Credit Suisse is among foreign banks investigated by South Africa's competition regulator for alleged currency trading collusion. REUTERS/Arnd Wiegmann

A call from South Africa’s competition regulator to be given extra-territorial powers to prosecute foreign banks whose actions affect South Africans has drawn short shrift from investors.

After an investigation into alleged collusion by 23 banks, ten of which have no presence in South Africa, to co-ordinate on spot dollar and rand prices, the Competition Commission recommended fines totalling 10% of the banks’ global revenues.

  • The banks involved, which include JPMorgan Chase, Bank of America Merrill Lynch and Credit Suisse, argue that the case should be dropped.

The country’s Competition Tribunal in July ruled that the commission had no jurisdiction to impose the fines.

The Competition Commission, which has been investigating since 2015, this month responded by calling on the tribunal to set a precedent to allow them to prosecute foreign cartels if their actions affect South Africans. The tribunal has reserved judgement on the issue.

“No offshore bank is going to respond to this investigation or pay any penalties,” says Erik Renander, a fund manager at the HI EMIM Africa Opportunities Fund in London.

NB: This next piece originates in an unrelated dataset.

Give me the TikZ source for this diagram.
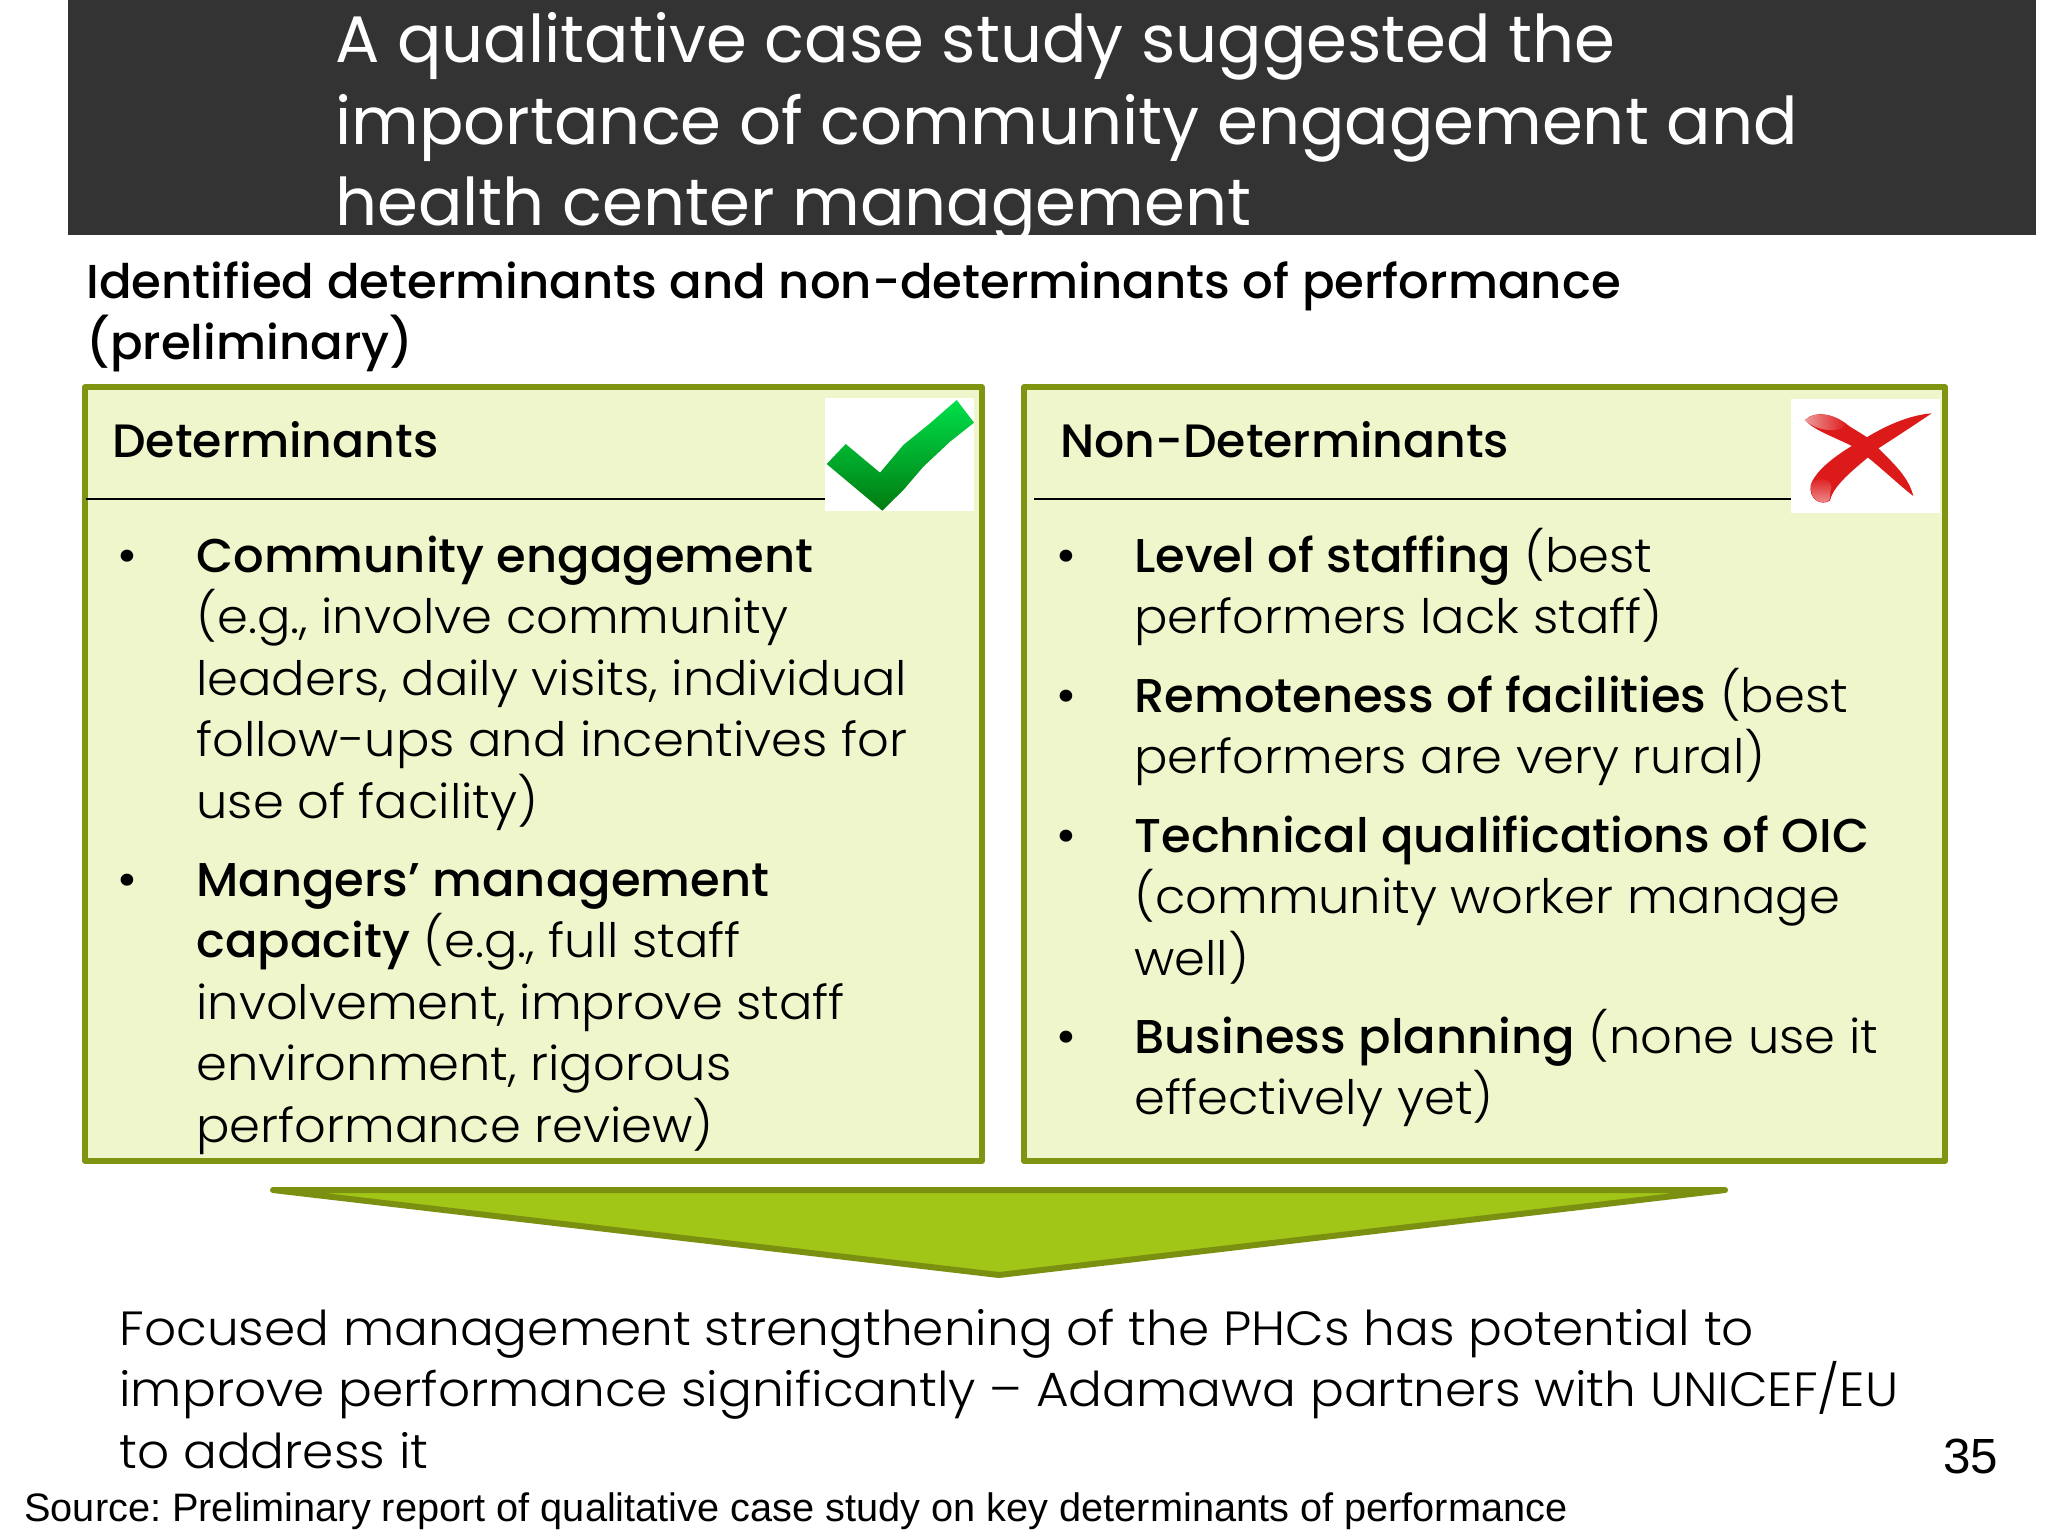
\documentclass[tikz,border=0pt]{standalone}
\usepackage{fontspec}
\setmainfont{Poppins Light}[FakeStretch=1.045,BoldFont=Poppins Medium,BoldFeatures={FakeStretch=1.012}]
\newfontfamily\titlef{Poppins}
\newfontfamily\arialf{Liberation Sans}
\frenchspacing
\definecolor{boxfill}{HTML}{F0F6CC}
\definecolor{boxline}{HTML}{7F9410}
\definecolor{arrowfill}{HTML}{A2C617}
\definecolor{arrowline}{HTML}{7B9010}
\definecolor{headfill}{HTML}{333333}
\definecolor{tickhi}{HTML}{00E04A}
\definecolor{ticklo}{HTML}{007A10}
\definecolor{crossred}{HTML}{DD1A1A}
\definecolor{crosspink}{HTML}{EE9A9A}
\newcommand\fs{\rule{0pt}{30pt}}
\tikzset{
  blk/.style={anchor=north west,inner sep=0pt,align=left,yshift=30pt},
  titletext/.style={blk,text=white,font=\titlef\fontsize{32.9}{40.8}\selectfont},
  subtext/.style={blk,text=black,font=\fontsize{23.8}{30.7}\selectfont\bfseries},
  headtext/.style={blk,text=black,font=\fontsize{23.4}{30.7}\selectfont\bfseries},
  bodytext/.style={blk,text=black,font=\fontsize{23.7}{30.7}\selectfont},
  foottext/.style={blk,text=black,font=\fontsize{24}{30.7}\selectfont},
  bul/.style={anchor=center,inner sep=0pt,font=\fontsize{26}{30.7}\selectfont},
  panel/.style={draw=boxline,fill=boxfill,line width=2.6pt,line join=round},
  rulel/.style={draw=black,line width=1.1pt},
}
\begin{document}
\begin{tikzpicture}[x=0.5pt,y=-0.5pt]
\useasboundingbox (0,0) rectangle (2048,1536);
\fill[white] (0,0) rectangle (2048,1536);
\fill[headfill] (68,0) rectangle (2036,235);
\node[titletext] (title) at (335,62) {\fs A qualitative case study suggested the\\importance of community engagement and\\health center management};
\fill[white] (0,235) rectangle (2048,262);
\node[subtext] (sub) at (86,298) {\fs Identified determinants and non-determinants of performance\\(preliminary)};

\draw[panel] (85,387) rectangle (982,1161);
\draw[panel] (1024,387) rectangle (1945,1161);
\draw[rulel] (86,499) -- (826,499);
\draw[rulel] (1034,499) -- (1792,499);
\fill[white] (825,398) rectangle (974,511);
\fill[white] (1791,399) rectangle (1940,513);
\node[headtext] (dh) at (112,457) {\fs Determinants};
\node[headtext] (nh) at (1060,457) {\fs Non-Determinants};

% tick
\begin{scope}[shift={(780,370)},x=0.16667pt,y=-0.16667pt]
\shade[top color=tickhi,bottom color=ticklo]
 (140,282) -- (197,222) -- (300,308) -- (370,225) -- (450,160) -- (530,90) -- (582,158) -- (510,215) -- (430,290) -- (370,360) -- (307,422) -- cycle;
\end{scope}
% cross
\begin{scope}[shift={(1750,370)},x=0.16667pt,y=-0.16667pt]
\fill[crossred] (545,130) .. controls (480,135) and (410,165) .. (345,205)
 .. controls (290,235) and (200,290) .. (182,345)
 .. controls (175,385) and (210,410) .. (240,392)
 .. controls (250,340) and (330,285) .. (385,235)
 .. controls (440,200) and (500,160) .. (545,130) -- cycle;
\fill[crossred] (165,150) .. controls (195,120) and (250,130) .. (300,170)
 .. controls (340,195) and (370,210) .. (385,235)
 .. controls (430,280) and (475,320) .. (490,378)
 .. controls (440,340) and (370,270) .. (310,230)
 .. controls (250,200) and (190,180) .. (165,150) -- cycle;
\shade[left color=crosspink,right color=crossred] (165,150) .. controls (195,122) and (250,130) .. (290,163) .. controls (270,190) and (200,185) .. (165,150) -- cycle;
\shade[top color=crossred,bottom color=crosspink] (184,340) .. controls (200,320) and (240,320) .. (244,350) .. controls (240,370) and (240,385) .. (238,391) .. controls (210,408) and (175,385) .. (184,340) -- cycle;
\end{scope}

\node[bul] (b1) at (127,562) {•};
\node[bodytext] (t1) at (196,572) {\fs\textbf{Community engagement}\\(e.g., involve community\\leaders, daily visits, individual\\follow-ups and incentives for\\use of facility)};
\node[bul] (b2) at (127,886) {•};
\node[bodytext] (t2) at (196,896) {\fs\textbf{Mangers’ management}\\\textbf{capacity} (e.g., full staff\\involvement, improve staff\\environment, rigorous\\performance review)};

\node[bul] (b3) at (1066,562) {•};
\node[bodytext] (t3) at (1134,572) {\fs\textbf{Level of staffing} (best\\performers lack staff)};
\node[bul] (b4) at (1066,702) {•};
\node[bodytext] (t4) at (1134,712) {\fs\textbf{Remoteness of facilities} (best\\performers are very rural)};
\node[bul] (b5) at (1066,842) {•};
\node[bodytext] (t5) at (1134,852) {\fs\textbf{Technical qualifications of OIC}\\(community worker manage\\well)};
\node[bul] (b6) at (1066,1043) {•};
\node[bodytext] (t6) at (1134,1053) {\fs\textbf{Business planning} (none use it\\effectively yet)};

\draw[fill=arrowfill,draw=arrowline,line width=3pt,line join=round] (273,1190) -- (1725,1190) -- (999,1275) -- cycle;

\node[foottext] (foot) at (119,1345) {\fs Focused management strengthening of the PHCs has potential to\\improve performance significantly – Adamawa partners with UNICEF/EU\\to address it};
\node[anchor=base west,inner sep=0pt,font=\arialf\fontsize{19.86}{24}\selectfont] (src) at (24,1521) {Source: Preliminary report of qualitative case study on key determinants of performance};
\node[anchor=base west,inner sep=0pt,font=\arialf\fontsize{24.7}{28}\selectfont] (pg) at (1943,1473) {35};
\end{tikzpicture}
\end{document}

  • If the competition commission has strong evidence that bank traders in New York, London or Paris were manipulating the rand, they can pass the evidence on to foreign regulators, he says.
  • “It might be frustrating, but that’s how the international legal system works.”

Victim mentality?

Extraterritorial reach of national competition policies is hardly novel. Harry G. Broadman, chair of the emerging markets practice at Berkeley Research Group LLC in Washington, points to the Sherman Act and the Foreign Trade Antitrust Improvements Act in the US which hold foreign firms and their suppliers importing products or services accountable for anticompetitive conduct under US law.

But if South Africa carried out a unilateral move without global coordination, it would “shoot itself in the foot,” argues Paul Hollingworth, managing director at Creative Portfolios in London.

  • Rulings and fines in cases of foreign exchange collusion between traders have taken place within national jurisdictions where the operators have licenses, he says.
  • While foreign banks are “a great populist target, this wouldn’t be an issue if the fiscal and debt position was in better shape,” Hollingworth says.
  • He’s sceptical that the demand will lead to extra-territorial powers, at least in the short term, and argues that the country must work with external authorities to uncover market collusion.

It’s understandable that South Africa is sensitive to its currency being ‘manipulated’ outside its borders and controls, Hollingworth says.  He detects an element of political show in the competition commission’s demand, which “could be a cover for inevitable downgrade consequences.”

  • The country “must break away from a victimisation mindset and just get on with the reform job,” he argues.

Unlike most products, South Africa controls the supply of the product which was allegedly being manipulated.  The country’s banks are the most important providers of rand liquidity.

  • An alternative option, Renander says, is for the South African Reserve Bank to restrict the country’s banks from trading rand with any foreign counterparties which it doesn’t think are fit and proper.

Bottom Line: Restricting rand liquidity for proven repeat offenders would be less spectacular but more effective than seeking extra-territorial powers to prosecute foreign banks.